For purposes hereof, "service" will be deemed to have terminated only upon termination of both your employment with and provision of services as a director of the Corporation for any reason whatsoever, with or without cause, whether voluntarily or involuntarily, provided that, without limitation of the second sentence of the preceding paragraph, the Committee shall have the discretion to determine that "service" shall continue thereafter if you are providing services as an independent contractor to the Corporation.

5.  
Tax Withholding.  It is a condition to the award of the Option that you make arrangements satisfactory to the Corporation to satisfy all tax withholding amounts and other required deductions with respect to the Option and the Option Shares.  You will be permitted to satisfy these obligations by (i) making a cash payment to the Corporation or (ii) directing the Corporation to sell vested Option Shares as to which the Option has been exercised in an amount sufficient to generate net proceeds equal to or exceeding the amount of such obligations.  If you do not satisfy such obligations as and when the same become due, the Corporation will have the right to withhold a number of vested Option Shares as to which the Option has been exercised having a value, determined in the sole discretion of the Corporation, equal to the amount of the unsatisfied obligations and you will have no further interest in the withheld Option Shares or any proceeds thereof and will have no right to be compensated therefor.

6.  
Restrictions on Transfer:  You are not permitted to sell, assign, transfer or otherwise encumber any portion of the Option, other than by will or the laws of descent and distribution, and any such attempted disposition or encumbrance shall be void and unenforceable against the Corporation, provided that you may assign or transfer the Option or a portion thereof with the consent of the Committee to (a) your spouse, children or grandchildren (including any adopted and step children or grandchildren), (b) to a trust or partnership for the benefit of one or more of you or the persons referred to in clause (a), or (c) for charitable donations; provided that the recipient shall be bound by and subject to all of the terms and conditions of the Plan and this Agreement and shall execute an agreement satisfactory to the Corporation evidencing such obligations; and provided further that you shall remain bound by the terms and conditions of the Plan.

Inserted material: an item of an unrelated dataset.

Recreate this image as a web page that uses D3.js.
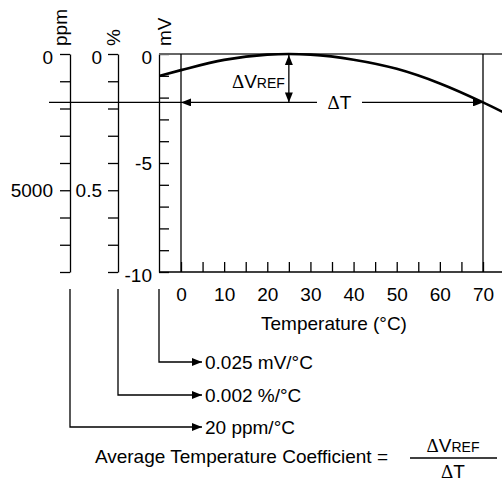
<!DOCTYPE html>
<html>
<head>
<meta charset="utf-8">
<script src="https://cdn.jsdelivr.net/npm/d3@7"></script>
<style>
  body { margin: 0; background: #fff; }
  svg { display: block; font-family: "Liberation Sans", Arial, sans-serif; }
  text { fill: #000; }
  .delta { font-family: "Liberation Serif", "Times New Roman", serif; }
</style>
</head>
<body>
<script>
"use strict";

// values
var curveTemp = [-5, 0, 10, 20, 25, 30, 40, 50, 60, 70, 75];
var curveMv = [-1.0, -0.74, -0.27, -0.03, 0, -0.03, -0.26, -0.68, -1.35, -2.22, -2.7];
var tempTicks = [0, 5, 10, 15, 20, 25, 30, 35, 40, 45, 50, 55, 60, 65, 70];
var tempLabels = [0, 10, 20, 30, 40, 50, 60, 70];
var mvTicks = [0, -1, -2, -3, -4, -5, -6, -7, -8, -9, -10];
var mvLabels = [0, -5, -10];
var pctTicks = [0, 0.1, 0.2, 0.3, 0.4, 0.5, 0.6, 0.7, 0.8];
var pctLabels = [0, 0.5];
var ppmTicks = [0, 1000, 2000, 3000, 4000, 5000, 6000, 7000, 8000];
var ppmLabels = [0, 5000];
var refTemp = 25;      // peak of the curve
var endTemp = 70;      // end of the range
var refDrop = -2.22;   // mV at 70 °C
var coeffLabels = ["0.025 mV/°C", "0.002 %/°C", "20 ppm/°C"];

function draw_chart() {
    var width = 502;
    var height = 482;
    var fs = 19;
    var fsSub = 14;
    var svg = d3.select("body")
        .append("svg")
        .attr("width", width)
        .attr("height", height);

    var defs = svg.append("defs");
    defs.append("marker")
        .attr("id", "arr")
        .attr("viewBox", "0 0 10 8")
        .attr("refX", 10).attr("refY", 4)
        .attr("markerWidth", 10).attr("markerHeight", 8)
        .attr("markerUnits", "userSpaceOnUse")
        .attr("orient", "auto-start-reverse")
        .append("path")
        .attr("d", "M0,0L10,4L0,8Z")
        .attr("fill", "#000");
    defs.append("clipPath").attr("id", "plotclip")
        .append("rect").attr("x", 159).attr("y", 40).attr("width", 360).attr("height", 240);

    var x = d3.scaleLinear().domain([0, 70]).range([181, 483]);
    var yMv = d3.scaleLinear().domain([0, -10]).range([54, 272]);
    var yPct = d3.scaleLinear().domain([0, 0.8]).range([54, 272]);
    var yPpm = d3.scaleLinear().domain([0, 8000]).range([54, 272]);

    var xPpm = 70, xPct = 118, xMv = 159;

    // ppm axis
    var gPpm = svg.append("g")
        .attr("transform", "translate(" + xPpm + ",0)")
        .call(d3.axisLeft(yPpm)
            .tickValues(ppmTicks)
            .tickSize(10).tickSizeOuter(0).tickPadding(7)
            .tickFormat(function(d) { return ppmLabels.indexOf(d) >= 0 ? d : ""; }));
    // % axis
    var gPct = svg.append("g")
        .attr("transform", "translate(" + xPct + ",0)")
        .call(d3.axisLeft(yPct)
            .tickValues(pctTicks)
            .tickSize(10).tickSizeOuter(0).tickPadding(6)
            .tickFormat(function(d) { return pctLabels.indexOf(d) >= 0 ? d : ""; }));
    // mV axis, ticks point into the plot
    var gMv = svg.append("g")
        .attr("transform", "translate(" + xMv + ",0)")
        .call(d3.axisLeft(yMv)
            .tickValues(mvTicks)
            .tickSize(-10).tickSizeOuter(0).tickPadding(7)
            .tickFormat(function(d) { return mvLabels.indexOf(d) >= 0 ? d : ""; }));

    [gPpm, gPct, gMv].forEach(function(g) {
        g.attr("font-size", fs).attr("font-family", null);
        g.selectAll("path, line").attr("stroke", "#000").attr("stroke-width", 1.3);
        g.selectAll("text").attr("fill", "#000");
        g.selectAll(".tick text").filter(function(d) { return d === 0; }).attr("dy", "0.5em");
    });
    gMv.selectAll(".tick text").filter(function(d) { return d === -10; }).attr("dy", "0.5em");

    // unit labels (rotated, reading upward)
    var units = [["ppm", 67], ["%", 120], ["mV", 171]];
    svg.selectAll("text.unit")
        .data(units)
        .enter()
        .append("text")
        .attr("class", "unit")
        .attr("font-size", fs)
        .attr("text-anchor", "start")
        .attr("transform", function(d) { return "translate(" + d[1] + ",46)rotate(-90)"; })
        .text(function(d) { return d[0]; });

    // x axis (ticks upward)
    var gx = svg.append("g")
        .attr("transform", "translate(0,272)")
        .call(d3.axisBottom(x)
            .tickValues(tempTicks)
            .tickSize(-10).tickSizeOuter(0).tickPadding(16)
            .tickFormat(function(d) { return tempLabels.indexOf(d) >= 0 ? d : ""; }));
    gx.attr("font-size", fs).attr("font-family", null);
    gx.select(".domain").remove();
    gx.selectAll("line").attr("stroke", "#000").attr("stroke-width", 1.3);
    gx.selectAll("text").attr("fill", "#000");
    svg.append("line")
        .attr("x1", xMv).attr("x2", width)
        .attr("y1", 272).attr("y2", 272)
        .attr("stroke", "#000").attr("stroke-width", 1.3);

    svg.append("text")
        .attr("x", (x(0) + x(70)) / 2 + 2)
        .attr("y", 330)
        .attr("font-size", fs)
        .attr("text-anchor", "middle")
        .text("Temperature (°C)");

    // top border (gray) and vertical lines at 0 and 70 °C
    svg.append("line")
        .attr("x1", xMv).attr("x2", width)
        .attr("y1", yMv(0)).attr("y2", yMv(0))
        .attr("stroke", "#666").attr("stroke-width", 2);
    svg.selectAll("line.vt")
        .data([0, endTemp])
        .enter()
        .append("line")
        .attr("class", "vt")
        .attr("x1", function(d) { return x(d); })
        .attr("x2", function(d) { return x(d); })
        .attr("y1", yMv(0)).attr("y2", yMv(-10))
        .attr("stroke", "#000").attr("stroke-width", 1.3);

    // the curve
    var pts = curveTemp.map(function(t, i) { return [t, curveMv[i]]; });
    var line = d3.line()
        .curve(d3.curveMonotoneX)
        .x(function(d) { return x(d[0]); })
        .y(function(d) { return yMv(d[1]); });
    svg.append("path")
        .attr("clip-path", "url(#plotclip)")
        .attr("d", line(pts))
        .attr("fill", "none")
        .attr("stroke", "#000")
        .attr("stroke-width", 2.6);

    // reference level line across the axes
    var yRef = yMv(refDrop);
    svg.append("line")
        .attr("x1", 49).attr("x2", x(0))
        .attr("y1", yRef).attr("y2", yRef)
        .attr("stroke", "#000").attr("stroke-width", 1.3);

    // delta T arrows
    var gapL = 317, gapR = 362;
    svg.append("line")
        .attr("x1", gapL).attr("x2", x(0))
        .attr("y1", yRef).attr("y2", yRef)
        .attr("stroke", "#000").attr("stroke-width", 1.3)
        .attr("marker-end", "url(#arr)");
    svg.append("line")
        .attr("x1", gapR).attr("x2", x(endTemp))
        .attr("y1", yRef).attr("y2", yRef)
        .attr("stroke", "#000").attr("stroke-width", 1.3)
        .attr("marker-end", "url(#arr)");
    var dt = svg.append("text")
        .attr("x", (gapL + gapR) / 2)
        .attr("y", yRef + 7)
        .attr("font-size", fs)
        .attr("text-anchor", "middle");
    dt.append("tspan").attr("class", "delta").text("Δ");
    dt.append("tspan").text("T");

    // delta Vref arrow
    svg.append("line")
        .attr("x1", x(refTemp)).attr("x2", x(refTemp))
        .attr("y1", yMv(0) + 1).attr("y2", yRef)
        .attr("stroke", "#000").attr("stroke-width", 1.3)
        .attr("marker-start", "url(#arr)")
        .attr("marker-end", "url(#arr)");
    var dv = svg.append("text")
        .attr("x", x(refTemp) - 4)
        .attr("y", 88)
        .attr("font-size", fs)
        .attr("text-anchor", "end");
    dv.append("tspan").attr("class", "delta").text("Δ");
    dv.append("tspan").text("V");
    dv.append("tspan").attr("font-size", fsSub).text("REF");

    // connectors from each axis down to the coefficients
    var rows = [
        { x0: xMv, y: 362, label: coeffLabels[0] },
        { x0: xPct, y: 395, label: coeffLabels[1] },
        { x0: xPpm, y: 427, label: coeffLabels[2] }
    ];
    svg.selectAll("path.conn")
        .data(rows)
        .enter()
        .append("path")
        .attr("class", "conn")
        .attr("d", function(d) { return "M" + d.x0 + ",289V" + d.y + "H202"; })
        .attr("fill", "none")
        .attr("stroke", "#000").attr("stroke-width", 1.3)
        .attr("marker-end", "url(#arr)");
    svg.selectAll("text.coef")
        .data(rows)
        .enter()
        .append("text")
        .attr("class", "coef")
        .attr("x", 205)
        .attr("y", function(d) { return d.y + 7; })
        .attr("font-size", fs)
        .text(function(d) { return d.label; });

    // formula
    svg.append("text")
        .attr("x", 388)
        .attr("y", 463)
        .attr("font-size", fs)
        .attr("text-anchor", "end")
        .text("Average Temperature Coefficient =");
    var num = svg.append("text")
        .attr("x", 453)
        .attr("y", 452)
        .attr("font-size", fs)
        .attr("text-anchor", "middle");
    num.append("tspan").attr("class", "delta").text("Δ");
    num.append("tspan").text("V");
    num.append("tspan").attr("font-size", fsSub).text("REF");
    svg.append("line")
        .attr("x1", 410).attr("x2", 497)
        .attr("y1", 458).attr("y2", 458)
        .attr("stroke", "#000").attr("stroke-width", 1.3);
    var den = svg.append("text")
        .attr("x", 453)
        .attr("y", 478)
        .attr("font-size", fs)
        .attr("text-anchor", "middle");
    den.append("tspan").attr("class", "delta").text("Δ");
    den.append("tspan").text("T");
}

// run
draw_chart();
</script>
</body>
</html>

Please acknowledge your acceptance of this inVentiv Health, Inc. nonqualified Stock Option Agreement by signing in the space below.  Return the original signed Agreement in the envelope provided and retain the copy of the Agreement for your records.

The Corporation by its duly authorized officer agrees to the terms and conditions of this Agreement and of the Plan.



     
Name:
Title:
   
The undersigned accepts the Option subject to the terms and conditions of the Plan and this Agreement.